## Exercise description
Please write the listing below out again exactly, leaving every picture behind.
----------------------------------------
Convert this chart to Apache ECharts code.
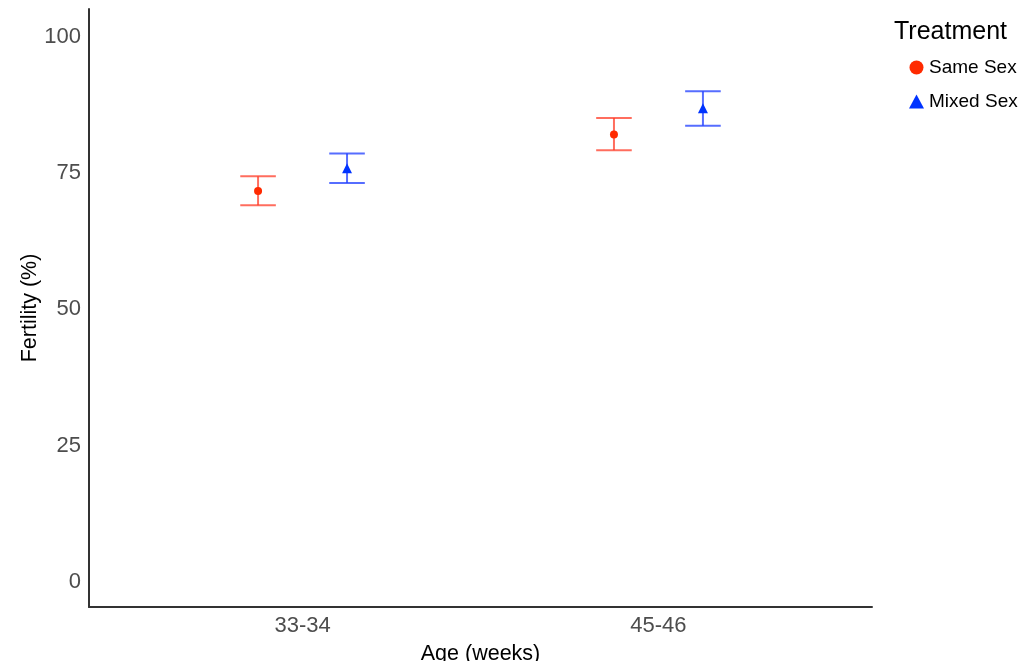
<!DOCTYPE html>
<html>
<head>
<meta charset="utf-8">
<script src="https://cdn.jsdelivr.net/npm/echarts@6/dist/echarts.min.js"></script>
<style>
  html, body { margin: 0; padding: 0; background: #fff; }
  #chart { width: 1035px; height: 661px; }
</style>
</head>
<body>
<div id="chart"></div>
<script>
// data
const categories = ["33-34", "45-46"]
const sameMean = [71.7, 82.1]
const sameLow = [69.1, 79.2]
const sameHigh = [74.4, 85.1]
const mixedMean = [75.9, 86.9]
const mixedLow = [73.2, 83.7]
const mixedHigh = [78.6, 90.0]
const yTicks = [0, 25, 50, 75, 100]

const dodge = 0.125
const capHalf = 0.05
const font = "Liberation Sans, Arial, sans-serif"

const pos = (i, side) => i + 1 + side * dodge

const errData = (low, high, side) =>
  categories.map((c, i) => [pos(i, side), low[i], high[i]])

const errSeries = (name, data, color) => ({
  name: name,
  type: "custom",
  silent: true,
  z: 2,
  data: data,
  encode: { x: 0, y: [1, 2] },
  renderItem: (params, api) => {
    const x = api.value(0)
    const lo = api.coord([x, api.value(1)])
    const hi = api.coord([x, api.value(2)])
    const l = api.coord([x - capHalf, api.value(1)])[0]
    const r = api.coord([x + capHalf, api.value(1)])[0]
    const style = { stroke: color, lineWidth: 2 }
    return {
      type: "group",
      children: [
        { type: "line", shape: { x1: lo[0], y1: lo[1], x2: hi[0], y2: hi[1] }, style },
        { type: "line", shape: { x1: l, y1: lo[1], x2: r, y2: lo[1] }, style },
        { type: "line", shape: { x1: l, y1: hi[1], x2: r, y2: hi[1] }, style }
      ]
    }
  }
})

const chart = echarts.init(document.getElementById("chart"))
chart.setOption({
  animation: false,
  backgroundColor: "#fff",
  textStyle: { fontFamily: font },
  title: {
    text: "Treatment",
    left: 889,
    top: 15,
    textStyle: { fontFamily: font, fontSize: 25, fontWeight: "normal", color: "#000" }
  },
  legend: {
    data: [
      { name: "Same Sex", icon: "circle" },
      { name: "Mixed Sex", icon: "triangle" }
    ],
    orient: "vertical",
    left: 904,
    top: 53,
    itemWidth: 15,
    itemHeight: 14,
    itemGap: 15,
    textStyle: { fontFamily: font, fontSize: 19, color: "#000", padding: [0, 0, 0, 0] }
  },
  grid: { left: 89, right: 163, top: 9, bottom: 54, outerBoundsMode: "none" },
  xAxis: {
    type: "value",
    min: 0.4,
    max: 2.6,
    name: "Age (weeks)",
    nameLocation: "middle",
    nameGap: 36,
    nameTextStyle: { fontFamily: font, fontSize: 21.5, color: "#000" },
    splitLine: { show: false },
    axisTick: { show: false },
    axisLine: { onZero: false, lineStyle: { color: "#333", width: 2 } },
    axisLabel: {
      customValues: categories.map((c, i) => i + 1),
      formatter: v => categories[Math.round(v) - 1] || "",
      fontSize: 22,
      color: "#4d4d4d",
      margin: 8
    }
  },
  yAxis: {
    type: "value",
    min: -4.6,
    max: 105.1,
    name: "Fertility (%)",
    nameLocation: "middle",
    nameGap: 48,
    nameMoveOverlap: false,
    nameRotate: 90,
    nameTextStyle: { fontFamily: font, fontSize: 21.5, color: "#000" },
    splitLine: { show: false },
    axisTick: { show: false },
    axisLine: { show: true, onZero: false, lineStyle: { color: "#333", width: 2 } },
    axisLabel: {
      customValues: yTicks,
      fontSize: 22,
      color: "#4d4d4d",
      margin: 8
    }
  },
  series: [
    errSeries("sameErr", errData(sameLow, sameHigh, -1), "rgba(255,60,40,0.75)"),
    errSeries("mixedErr", errData(mixedLow, mixedHigh, 1), "rgba(30,60,255,0.75)"),
    {
      name: "Same Sex",
      type: "scatter",
      symbol: "circle",
      symbolSize: 8,
      z: 3,
      itemStyle: { color: "#ff2a00", opacity: 1 },
      data: categories.map((c, i) => [pos(i, -1), sameMean[i]])
    },
    {
      name: "Mixed Sex",
      type: "scatter",
      symbol: "triangle",
      symbolSize: 10,
      z: 3,
      itemStyle: { color: "#0033ff", opacity: 1 },
      data: categories.map((c, i) => [pos(i, 1), mixedMean[i]])
    }
  ]
})
</script>
</body>
</html>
----------------------------------------
## Correct output
Convert this chart to Apache ECharts code.
<!DOCTYPE html>
<html>
<head>
<meta charset="utf-8">
<script src="https://cdn.jsdelivr.net/npm/echarts@6/dist/echarts.min.js"></script>
<style>
  html, body { margin: 0; padding: 0; background: #fff; }
  #chart { width: 1035px; height: 661px; }
</style>
</head>
<body>
<div id="chart"></div>
<script>
// data
const categories = ["33-34", "45-46"]
const sameMean = [71.7, 82.1]
const sameLow = [69.1, 79.2]
const sameHigh = [74.4, 85.1]
const mixedMean = [75.9, 86.9]
const mixedLow = [73.2, 83.7]
const mixedHigh = [78.6, 90.0]
const yTicks = [0, 25, 50, 75, 100]

const dodge = 0.125
const capHalf = 0.05
const font = "Liberation Sans, Arial, sans-serif"

const pos = (i, side) => i + 1 + side * dodge

const errData = (low, high, side) =>
  categories.map((c, i) => [pos(i, side), low[i], high[i]])

const errSeries = (name, data, color) => ({
  name: name,
  type: "custom",
  silent: true,
  z: 2,
  data: data,
  encode: { x: 0, y: [1, 2] },
  renderItem: (params, api) => {
    const x = api.value(0)
    const lo = api.coord([x, api.value(1)])
    const hi = api.coord([x, api.value(2)])
    const l = api.coord([x - capHalf, api.value(1)])[0]
    const r = api.coord([x + capHalf, api.value(1)])[0]
    const style = { stroke: color, lineWidth: 2 }
    return {
      type: "group",
      children: [
        { type: "line", shape: { x1: lo[0], y1: lo[1], x2: hi[0], y2: hi[1] }, style },
        { type: "line", shape: { x1: l, y1: lo[1], x2: r, y2: lo[1] }, style },
        { type: "line", shape: { x1: l, y1: hi[1], x2: r, y2: hi[1] }, style }
      ]
    }
  }
})

const chart = echarts.init(document.getElementById("chart"))
chart.setOption({
  animation: false,
  backgroundColor: "#fff",
  textStyle: { fontFamily: font },
  title: {
    text: "Treatment",
    left: 889,
    top: 15,
    textStyle: { fontFamily: font, fontSize: 25, fontWeight: "normal", color: "#000" }
  },
  legend: {
    data: [
      { name: "Same Sex", icon: "circle" },
      { name: "Mixed Sex", icon: "triangle" }
    ],
    orient: "vertical",
    left: 904,
    top: 53,
    itemWidth: 15,
    itemHeight: 14,
    itemGap: 15,
    textStyle: { fontFamily: font, fontSize: 19, color: "#000", padding: [0, 0, 0, 0] }
  },
  grid: { left: 89, right: 163, top: 9, bottom: 54, outerBoundsMode: "none" },
  xAxis: {
    type: "value",
    min: 0.4,
    max: 2.6,
    name: "Age (weeks)",
    nameLocation: "middle",
    nameGap: 36,
    nameTextStyle: { fontFamily: font, fontSize: 21.5, color: "#000" },
    splitLine: { show: false },
    axisTick: { show: false },
    axisLine: { onZero: false, lineStyle: { color: "#333", width: 2 } },
    axisLabel: {
      customValues: categories.map((c, i) => i + 1),
      formatter: v => categories[Math.round(v) - 1] || "",
      fontSize: 22,
      color: "#4d4d4d",
      margin: 8
    }
  },
  yAxis: {
    type: "value",
    min: -4.6,
    max: 105.1,
    name: "Fertility (%)",
    nameLocation: "middle",
    nameGap: 48,
    nameMoveOverlap: false,
    nameRotate: 90,
    nameTextStyle: { fontFamily: font, fontSize: 21.5, color: "#000" },
    splitLine: { show: false },
    axisTick: { show: false },
    axisLine: { show: true, onZero: false, lineStyle: { color: "#333", width: 2 } },
    axisLabel: {
      customValues: yTicks,
      fontSize: 22,
      color: "#4d4d4d",
      margin: 8
    }
  },
  series: [
    errSeries("sameErr", errData(sameLow, sameHigh, -1), "rgba(255,60,40,0.75)"),
    errSeries("mixedErr", errData(mixedLow, mixedHigh, 1), "rgba(30,60,255,0.75)"),
    {
      name: "Same Sex",
      type: "scatter",
      symbol: "circle",
      symbolSize: 8,
      z: 3,
      itemStyle: { color: "#ff2a00", opacity: 1 },
      data: categories.map((c, i) => [pos(i, -1), sameMean[i]])
    },
    {
      name: "Mixed Sex",
      type: "scatter",
      symbol: "triangle",
      symbolSize: 10,
      z: 3,
      itemStyle: { color: "#0033ff", opacity: 1 },
      data: categories.map((c, i) => [pos(i, 1), mixedMean[i]])
    }
  ]
})
</script>
</body>
</html>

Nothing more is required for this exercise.